Begin with the first line and repeat exactly through the line containing "18, 19, 20];"; leave every image out.
— Start of DATA EXTRACT —
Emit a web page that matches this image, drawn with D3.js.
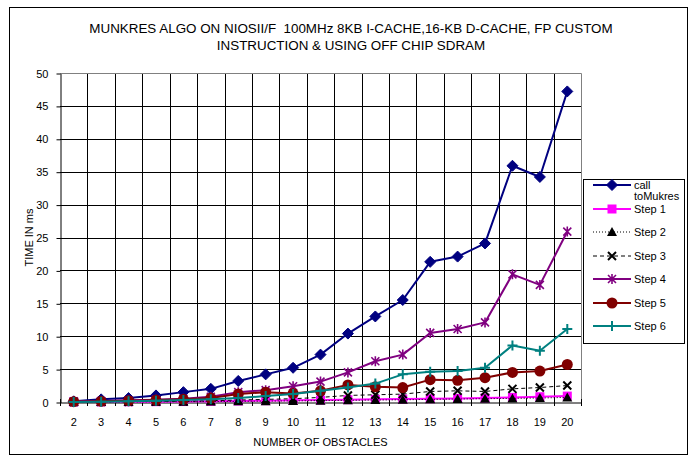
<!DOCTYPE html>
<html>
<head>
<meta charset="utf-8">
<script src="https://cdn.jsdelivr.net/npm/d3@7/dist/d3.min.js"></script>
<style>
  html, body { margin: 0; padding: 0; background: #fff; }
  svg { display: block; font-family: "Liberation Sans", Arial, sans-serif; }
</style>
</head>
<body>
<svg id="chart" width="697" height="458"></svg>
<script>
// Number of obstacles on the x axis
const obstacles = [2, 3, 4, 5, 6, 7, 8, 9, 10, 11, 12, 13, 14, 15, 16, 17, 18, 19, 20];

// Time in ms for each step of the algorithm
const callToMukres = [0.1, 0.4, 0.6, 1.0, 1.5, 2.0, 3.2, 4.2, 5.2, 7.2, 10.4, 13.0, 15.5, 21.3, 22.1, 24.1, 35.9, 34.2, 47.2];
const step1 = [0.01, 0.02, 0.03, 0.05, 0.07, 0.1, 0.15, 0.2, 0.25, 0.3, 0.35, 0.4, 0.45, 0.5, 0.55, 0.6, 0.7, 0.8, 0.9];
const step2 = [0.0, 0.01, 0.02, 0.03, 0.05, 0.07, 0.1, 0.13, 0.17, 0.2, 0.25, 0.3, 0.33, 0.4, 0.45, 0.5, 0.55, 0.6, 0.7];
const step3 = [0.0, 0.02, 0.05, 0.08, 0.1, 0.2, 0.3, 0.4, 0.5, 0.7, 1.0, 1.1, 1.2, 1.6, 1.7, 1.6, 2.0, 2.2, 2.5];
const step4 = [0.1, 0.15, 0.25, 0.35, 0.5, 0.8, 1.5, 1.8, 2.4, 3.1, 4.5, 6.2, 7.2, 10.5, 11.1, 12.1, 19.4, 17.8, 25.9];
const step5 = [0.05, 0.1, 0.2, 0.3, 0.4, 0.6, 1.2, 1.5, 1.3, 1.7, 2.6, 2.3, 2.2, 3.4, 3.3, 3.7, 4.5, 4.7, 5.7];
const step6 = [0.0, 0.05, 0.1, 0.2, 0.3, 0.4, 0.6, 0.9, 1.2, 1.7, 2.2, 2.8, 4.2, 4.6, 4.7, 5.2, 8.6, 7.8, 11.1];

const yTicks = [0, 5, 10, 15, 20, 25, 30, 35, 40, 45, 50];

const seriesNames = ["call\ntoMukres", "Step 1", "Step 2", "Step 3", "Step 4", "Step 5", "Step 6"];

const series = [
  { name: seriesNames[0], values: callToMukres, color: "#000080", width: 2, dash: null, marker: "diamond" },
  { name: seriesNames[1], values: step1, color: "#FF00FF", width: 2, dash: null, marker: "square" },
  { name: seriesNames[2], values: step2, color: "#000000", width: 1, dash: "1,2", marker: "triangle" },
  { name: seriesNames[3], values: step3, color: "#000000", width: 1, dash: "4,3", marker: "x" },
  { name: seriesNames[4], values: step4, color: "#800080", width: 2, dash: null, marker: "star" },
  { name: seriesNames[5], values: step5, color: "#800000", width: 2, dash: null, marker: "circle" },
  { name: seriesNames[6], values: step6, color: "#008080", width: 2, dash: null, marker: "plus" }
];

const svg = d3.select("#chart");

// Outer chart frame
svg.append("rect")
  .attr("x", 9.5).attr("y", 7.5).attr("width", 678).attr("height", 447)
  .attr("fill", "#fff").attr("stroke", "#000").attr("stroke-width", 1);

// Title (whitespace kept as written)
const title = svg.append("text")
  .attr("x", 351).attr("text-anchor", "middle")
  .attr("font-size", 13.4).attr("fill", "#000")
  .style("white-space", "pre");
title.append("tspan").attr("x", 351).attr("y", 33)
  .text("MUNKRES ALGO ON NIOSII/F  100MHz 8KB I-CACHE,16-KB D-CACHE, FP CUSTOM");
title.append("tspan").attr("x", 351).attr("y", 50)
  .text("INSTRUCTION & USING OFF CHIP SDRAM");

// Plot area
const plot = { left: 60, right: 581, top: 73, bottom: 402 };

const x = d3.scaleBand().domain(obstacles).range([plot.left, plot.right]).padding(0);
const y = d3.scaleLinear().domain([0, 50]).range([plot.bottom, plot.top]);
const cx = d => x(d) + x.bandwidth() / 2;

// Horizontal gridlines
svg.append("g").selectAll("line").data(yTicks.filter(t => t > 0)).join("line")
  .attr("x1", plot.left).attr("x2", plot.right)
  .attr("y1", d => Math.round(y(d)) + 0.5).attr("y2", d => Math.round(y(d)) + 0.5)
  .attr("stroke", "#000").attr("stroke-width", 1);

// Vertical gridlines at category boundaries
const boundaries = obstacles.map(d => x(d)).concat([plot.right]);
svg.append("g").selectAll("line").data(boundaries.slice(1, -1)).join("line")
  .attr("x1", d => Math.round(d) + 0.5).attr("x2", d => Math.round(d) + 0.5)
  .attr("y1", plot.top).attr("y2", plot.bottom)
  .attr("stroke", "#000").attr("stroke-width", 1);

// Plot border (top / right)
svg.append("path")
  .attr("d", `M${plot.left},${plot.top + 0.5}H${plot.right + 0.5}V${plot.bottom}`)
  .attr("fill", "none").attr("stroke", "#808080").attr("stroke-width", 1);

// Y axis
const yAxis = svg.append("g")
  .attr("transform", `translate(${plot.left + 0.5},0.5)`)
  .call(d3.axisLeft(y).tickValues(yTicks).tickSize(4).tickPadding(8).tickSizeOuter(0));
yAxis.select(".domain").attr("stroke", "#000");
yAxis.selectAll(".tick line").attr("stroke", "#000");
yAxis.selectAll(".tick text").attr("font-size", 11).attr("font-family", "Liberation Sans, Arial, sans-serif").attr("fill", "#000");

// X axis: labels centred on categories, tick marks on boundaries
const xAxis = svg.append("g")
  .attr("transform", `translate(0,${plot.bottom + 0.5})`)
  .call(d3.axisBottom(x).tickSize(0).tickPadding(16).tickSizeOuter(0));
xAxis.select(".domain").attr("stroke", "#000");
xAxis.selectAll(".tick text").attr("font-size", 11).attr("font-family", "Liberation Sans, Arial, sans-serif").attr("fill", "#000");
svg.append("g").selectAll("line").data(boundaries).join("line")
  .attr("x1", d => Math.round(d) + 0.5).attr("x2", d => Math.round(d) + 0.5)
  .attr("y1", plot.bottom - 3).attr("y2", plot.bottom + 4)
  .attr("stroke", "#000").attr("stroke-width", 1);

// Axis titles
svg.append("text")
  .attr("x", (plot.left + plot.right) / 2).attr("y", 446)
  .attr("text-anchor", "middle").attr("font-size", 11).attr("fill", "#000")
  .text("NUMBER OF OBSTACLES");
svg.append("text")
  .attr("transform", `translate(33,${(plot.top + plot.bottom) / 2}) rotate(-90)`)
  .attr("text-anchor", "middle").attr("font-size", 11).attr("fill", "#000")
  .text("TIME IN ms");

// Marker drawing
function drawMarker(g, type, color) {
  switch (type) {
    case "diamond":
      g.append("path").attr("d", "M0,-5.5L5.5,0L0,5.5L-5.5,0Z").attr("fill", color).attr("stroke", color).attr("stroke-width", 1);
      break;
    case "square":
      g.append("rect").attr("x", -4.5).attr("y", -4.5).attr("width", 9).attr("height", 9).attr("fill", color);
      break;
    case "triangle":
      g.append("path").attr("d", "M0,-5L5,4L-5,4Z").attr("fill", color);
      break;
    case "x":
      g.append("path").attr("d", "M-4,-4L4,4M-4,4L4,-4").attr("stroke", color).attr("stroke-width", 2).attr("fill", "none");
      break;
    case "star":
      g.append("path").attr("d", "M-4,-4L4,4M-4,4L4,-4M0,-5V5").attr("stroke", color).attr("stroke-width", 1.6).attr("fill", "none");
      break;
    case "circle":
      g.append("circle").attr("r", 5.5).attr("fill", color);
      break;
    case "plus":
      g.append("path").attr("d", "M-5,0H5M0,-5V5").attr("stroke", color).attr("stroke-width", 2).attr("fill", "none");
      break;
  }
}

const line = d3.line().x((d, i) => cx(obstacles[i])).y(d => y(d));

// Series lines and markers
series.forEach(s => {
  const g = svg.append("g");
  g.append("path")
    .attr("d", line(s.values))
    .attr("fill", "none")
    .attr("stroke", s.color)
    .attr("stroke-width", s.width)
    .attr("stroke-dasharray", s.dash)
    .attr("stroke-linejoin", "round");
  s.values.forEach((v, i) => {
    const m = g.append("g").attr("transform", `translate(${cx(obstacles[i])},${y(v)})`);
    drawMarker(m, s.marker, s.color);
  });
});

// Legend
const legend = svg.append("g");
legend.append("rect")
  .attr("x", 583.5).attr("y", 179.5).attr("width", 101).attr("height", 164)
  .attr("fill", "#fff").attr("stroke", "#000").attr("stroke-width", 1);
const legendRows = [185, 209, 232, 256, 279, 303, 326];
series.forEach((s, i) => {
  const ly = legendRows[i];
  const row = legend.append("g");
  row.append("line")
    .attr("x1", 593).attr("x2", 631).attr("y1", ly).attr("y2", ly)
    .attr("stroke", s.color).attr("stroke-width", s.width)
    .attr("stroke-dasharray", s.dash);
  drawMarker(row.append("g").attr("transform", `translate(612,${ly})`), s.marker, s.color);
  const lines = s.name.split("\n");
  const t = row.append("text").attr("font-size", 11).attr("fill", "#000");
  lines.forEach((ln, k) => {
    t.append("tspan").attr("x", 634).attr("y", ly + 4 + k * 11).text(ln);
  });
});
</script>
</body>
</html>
— End of DATA EXTRACT —
ANSWER TO THE EXERCISE:
Emit a web page that matches this image, drawn with D3.js.
<!DOCTYPE html>
<html>
<head>
<meta charset="utf-8">
<script src="https://cdn.jsdelivr.net/npm/d3@7/dist/d3.min.js"></script>
<style>
  html, body { margin: 0; padding: 0; background: #fff; }
  svg { display: block; font-family: "Liberation Sans", Arial, sans-serif; }
</style>
</head>
<body>
<svg id="chart" width="697" height="458"></svg>
<script>
// Number of obstacles on the x axis
const obstacles = [2, 3, 4, 5, 6, 7, 8, 9, 10, 11, 12, 13, 14, 15, 16, 17, 18, 19, 20];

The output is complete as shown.